ABSTRACT

In the second episode of the Bravo reality series LOLwork, viewers are given a glimpse of the contradictions that characterize a twenty-first-century “creative economy” office space. A show that epitomizes Bravo’s broader uptake of con - tent featuring new forms of labor and branding imperatives, LOLwork follows the staff of Cheezburger, the company that makes “lolcats” and other cute animal media, securing more than 700,000 daily global viewers and more than 2 million page views per day.1 Based in Seattle, Cheezburger is a hip workplace: the office space is colorful and laidback, with a couch, a foosball table, a boss who uses a standing desk, and no cubicles of any kind.
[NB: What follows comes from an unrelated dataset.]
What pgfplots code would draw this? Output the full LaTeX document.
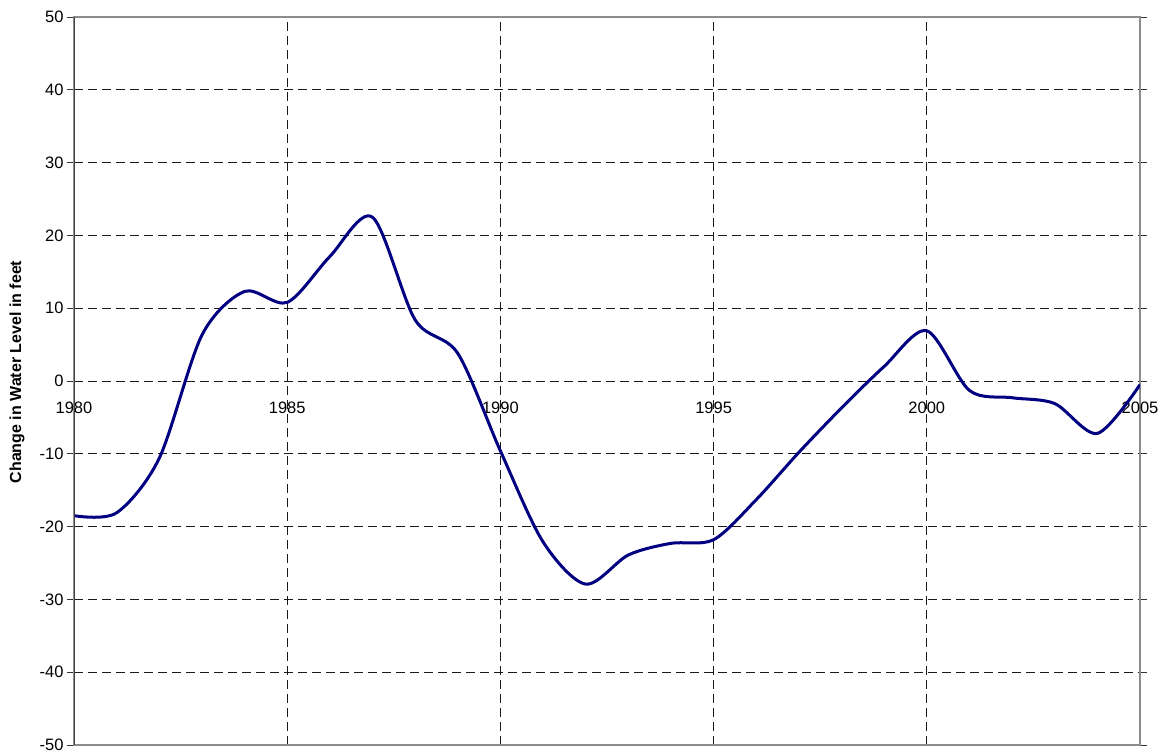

Indeed, the space itself is emblematic of a post-Fordist blurring of work and leisure, similar to the cool “new economy” environments described in a New York Times article about millennial workplaces with an “aggressively playful vibe” (Widdicombe). As Andrew Ross demonstrates in No-Collar, such “permissive” workplaces, “designed both physically and philosophically to chase off the blues,” emerged during the 1990s tech boom (10). Cheezburger’s staff is comprised primarily of young creatives who dress casually, love animals, and grew up steeped in Internet cul - ture. In this particular episode, “Career Day,” the staff are working on Saturday (“caturday”) in order to host junior high students, “the future customers of icanhazcheezburger,” interested in learning about how the business runs. When one of the students asks Content Director Paul, who is depicted throughout the show as a cynical curmudgeon, “Don’t you have a lot of fun?” Paul replies, “Sort of, but here’s what happens: when you work, doing things that you like, the thing that you like suddenly becomes the thing that you hate, and so you have to learn to love and hate something at the same time.” In a manner suggestive

of the ways in which neoliberal capitalism captures and instrumentalizes passion and desire, Paul underscores how work has destroyed his previous relationship to creativity. Throughout the series, Paul is the voice of anti-work critique, struggling with what Kathi Weeks describes as “work as a requirement, work as a system, work as a way of life” (3). Later in the same episode, he tells the camera, “I gave the kids a leg up today. They’re going to know that work is hell and they’re going to be ready for it.” In response, the show cuts to student McKenzie, who concludes, “I think working at a place like this would be a lot of fun, actually” (“Career Day”). McKenzie’s comment functions as a way to render Paul’s antiwork perspective baseless.